## start RECORDED INFORMATION

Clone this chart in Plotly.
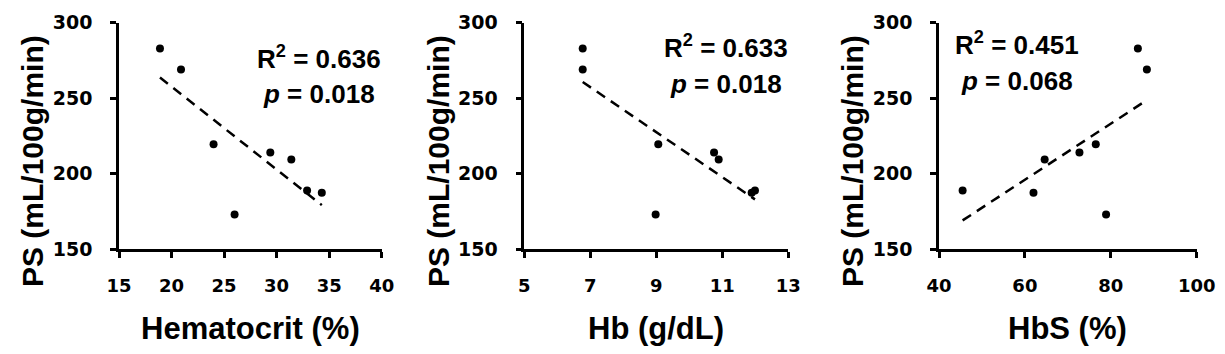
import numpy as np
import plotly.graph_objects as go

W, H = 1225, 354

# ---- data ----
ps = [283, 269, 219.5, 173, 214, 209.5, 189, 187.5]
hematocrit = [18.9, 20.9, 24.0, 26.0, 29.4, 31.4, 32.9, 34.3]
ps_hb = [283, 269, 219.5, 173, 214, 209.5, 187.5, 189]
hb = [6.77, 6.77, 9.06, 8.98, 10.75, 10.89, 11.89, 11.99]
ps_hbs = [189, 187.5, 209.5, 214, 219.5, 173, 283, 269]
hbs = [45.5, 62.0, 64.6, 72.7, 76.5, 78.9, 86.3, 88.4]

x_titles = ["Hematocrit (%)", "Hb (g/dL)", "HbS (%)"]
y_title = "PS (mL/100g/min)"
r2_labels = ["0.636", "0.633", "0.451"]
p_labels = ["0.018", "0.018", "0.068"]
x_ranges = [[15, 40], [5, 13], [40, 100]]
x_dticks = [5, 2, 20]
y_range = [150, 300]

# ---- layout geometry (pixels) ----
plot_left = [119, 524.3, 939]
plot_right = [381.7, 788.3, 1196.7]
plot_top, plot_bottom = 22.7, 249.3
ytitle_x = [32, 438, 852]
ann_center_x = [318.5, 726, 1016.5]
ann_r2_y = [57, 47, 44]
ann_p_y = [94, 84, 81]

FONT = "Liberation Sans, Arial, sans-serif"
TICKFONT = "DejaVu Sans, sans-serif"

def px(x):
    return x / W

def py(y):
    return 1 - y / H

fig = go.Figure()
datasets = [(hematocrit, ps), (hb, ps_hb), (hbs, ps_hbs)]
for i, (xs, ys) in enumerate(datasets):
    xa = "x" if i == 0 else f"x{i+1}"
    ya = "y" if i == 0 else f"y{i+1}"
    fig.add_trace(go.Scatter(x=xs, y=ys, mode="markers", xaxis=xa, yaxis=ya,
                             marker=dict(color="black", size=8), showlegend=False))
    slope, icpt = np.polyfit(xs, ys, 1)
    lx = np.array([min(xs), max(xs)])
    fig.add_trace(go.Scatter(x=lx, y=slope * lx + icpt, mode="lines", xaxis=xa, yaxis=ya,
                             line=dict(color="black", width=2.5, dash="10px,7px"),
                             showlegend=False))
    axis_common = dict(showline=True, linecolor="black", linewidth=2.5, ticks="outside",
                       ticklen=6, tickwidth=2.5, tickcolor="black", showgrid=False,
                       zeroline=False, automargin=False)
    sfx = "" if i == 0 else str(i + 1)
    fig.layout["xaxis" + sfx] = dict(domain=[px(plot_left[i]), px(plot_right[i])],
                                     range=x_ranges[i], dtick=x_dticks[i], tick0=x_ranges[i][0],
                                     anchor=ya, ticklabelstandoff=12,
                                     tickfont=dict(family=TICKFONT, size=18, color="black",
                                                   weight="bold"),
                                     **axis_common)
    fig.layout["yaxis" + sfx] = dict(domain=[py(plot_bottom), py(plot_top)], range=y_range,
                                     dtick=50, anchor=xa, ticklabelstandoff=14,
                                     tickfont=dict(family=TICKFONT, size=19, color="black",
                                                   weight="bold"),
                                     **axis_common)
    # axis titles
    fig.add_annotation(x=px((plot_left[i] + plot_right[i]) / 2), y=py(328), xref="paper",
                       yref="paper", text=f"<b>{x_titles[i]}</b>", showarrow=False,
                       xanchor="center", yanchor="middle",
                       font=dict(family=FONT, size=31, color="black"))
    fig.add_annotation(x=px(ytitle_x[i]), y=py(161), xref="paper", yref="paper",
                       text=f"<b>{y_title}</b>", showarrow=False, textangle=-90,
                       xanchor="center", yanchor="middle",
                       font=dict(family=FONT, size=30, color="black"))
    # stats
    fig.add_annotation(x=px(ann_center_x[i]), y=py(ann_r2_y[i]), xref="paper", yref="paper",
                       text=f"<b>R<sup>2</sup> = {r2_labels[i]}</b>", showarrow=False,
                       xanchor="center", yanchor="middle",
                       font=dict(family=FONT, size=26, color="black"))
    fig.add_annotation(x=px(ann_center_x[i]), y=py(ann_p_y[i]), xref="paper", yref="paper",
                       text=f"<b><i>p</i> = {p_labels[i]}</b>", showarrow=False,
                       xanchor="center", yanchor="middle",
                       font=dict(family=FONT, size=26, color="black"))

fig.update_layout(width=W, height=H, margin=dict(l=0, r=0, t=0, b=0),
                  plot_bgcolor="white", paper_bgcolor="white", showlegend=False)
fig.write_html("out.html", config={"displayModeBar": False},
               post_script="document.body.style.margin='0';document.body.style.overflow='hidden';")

## end RECORDED INFORMATION

> [GOAL] From the data above, write out everything exactly except the pictures.

> [CORRECT RESULT]
Clone this chart in Plotly.
import numpy as np
import plotly.graph_objects as go

W, H = 1225, 354

# ---- data ----
ps = [283, 269, 219.5, 173, 214, 209.5, 189, 187.5]
hematocrit = [18.9, 20.9, 24.0, 26.0, 29.4, 31.4, 32.9, 34.3]
ps_hb = [283, 269, 219.5, 173, 214, 209.5, 187.5, 189]
hb = [6.77, 6.77, 9.06, 8.98, 10.75, 10.89, 11.89, 11.99]
ps_hbs = [189, 187.5, 209.5, 214, 219.5, 173, 283, 269]
hbs = [45.5, 62.0, 64.6, 72.7, 76.5, 78.9, 86.3, 88.4]

x_titles = ["Hematocrit (%)", "Hb (g/dL)", "HbS (%)"]
y_title = "PS (mL/100g/min)"
r2_labels = ["0.636", "0.633", "0.451"]
p_labels = ["0.018", "0.018", "0.068"]
x_ranges = [[15, 40], [5, 13], [40, 100]]
x_dticks = [5, 2, 20]
y_range = [150, 300]

# ---- layout geometry (pixels) ----
plot_left = [119, 524.3, 939]
plot_right = [381.7, 788.3, 1196.7]
plot_top, plot_bottom = 22.7, 249.3
ytitle_x = [32, 438, 852]
ann_center_x = [318.5, 726, 1016.5]
ann_r2_y = [57, 47, 44]
ann_p_y = [94, 84, 81]

FONT = "Liberation Sans, Arial, sans-serif"
TICKFONT = "DejaVu Sans, sans-serif"

def px(x):
    return x / W

def py(y):
    return 1 - y / H

fig = go.Figure()
datasets = [(hematocrit, ps), (hb, ps_hb), (hbs, ps_hbs)]
for i, (xs, ys) in enumerate(datasets):
    xa = "x" if i == 0 else f"x{i+1}"
    ya = "y" if i == 0 else f"y{i+1}"
    fig.add_trace(go.Scatter(x=xs, y=ys, mode="markers", xaxis=xa, yaxis=ya,
                             marker=dict(color="black", size=8), showlegend=False))
    slope, icpt = np.polyfit(xs, ys, 1)
    lx = np.array([min(xs), max(xs)])
    fig.add_trace(go.Scatter(x=lx, y=slope * lx + icpt, mode="lines", xaxis=xa, yaxis=ya,
                             line=dict(color="black", width=2.5, dash="10px,7px"),
                             showlegend=False))
    axis_common = dict(showline=True, linecolor="black", linewidth=2.5, ticks="outside",
                       ticklen=6, tickwidth=2.5, tickcolor="black", showgrid=False,
                       zeroline=False, automargin=False)
    sfx = "" if i == 0 else str(i + 1)
    fig.layout["xaxis" + sfx] = dict(domain=[px(plot_left[i]), px(plot_right[i])],
                                     range=x_ranges[i], dtick=x_dticks[i], tick0=x_ranges[i][0],
                                     anchor=ya, ticklabelstandoff=12,
                                     tickfont=dict(family=TICKFONT, size=18, color="black",
                                                   weight="bold"),
                                     **axis_common)
    fig.layout["yaxis" + sfx] = dict(domain=[py(plot_bottom), py(plot_top)], range=y_range,
                                     dtick=50, anchor=xa, ticklabelstandoff=14,
                                     tickfont=dict(family=TICKFONT, size=19, color="black",
                                                   weight="bold"),
                                     **axis_common)
    # axis titles
    fig.add_annotation(x=px((plot_left[i] + plot_right[i]) / 2), y=py(328), xref="paper",
                       yref="paper", text=f"<b>{x_titles[i]}</b>", showarrow=False,
                       xanchor="center", yanchor="middle",
                       font=dict(family=FONT, size=31, color="black"))
    fig.add_annotation(x=px(ytitle_x[i]), y=py(161), xref="paper", yref="paper",
                       text=f"<b>{y_title}</b>", showarrow=False, textangle=-90,
                       xanchor="center", yanchor="middle",
                       font=dict(family=FONT, size=30, color="black"))
    # stats
    fig.add_annotation(x=px(ann_center_x[i]), y=py(ann_r2_y[i]), xref="paper", yref="paper",
                       text=f"<b>R<sup>2</sup> = {r2_labels[i]}</b>", showarrow=False,
                       xanchor="center", yanchor="middle",
                       font=dict(family=FONT, size=26, color="black"))
    fig.add_annotation(x=px(ann_center_x[i]), y=py(ann_p_y[i]), xref="paper", yref="paper",
                       text=f"<b><i>p</i> = {p_labels[i]}</b>", showarrow=False,
                       xanchor="center", yanchor="middle",
                       font=dict(family=FONT, size=26, color="black"))

fig.update_layout(width=W, height=H, margin=dict(l=0, r=0, t=0, b=0),
                  plot_bgcolor="white", paper_bgcolor="white", showlegend=False)
fig.write_html("out.html", config={"displayModeBar": False},
               post_script="document.body.style.margin='0';document.body.style.overflow='hidden';")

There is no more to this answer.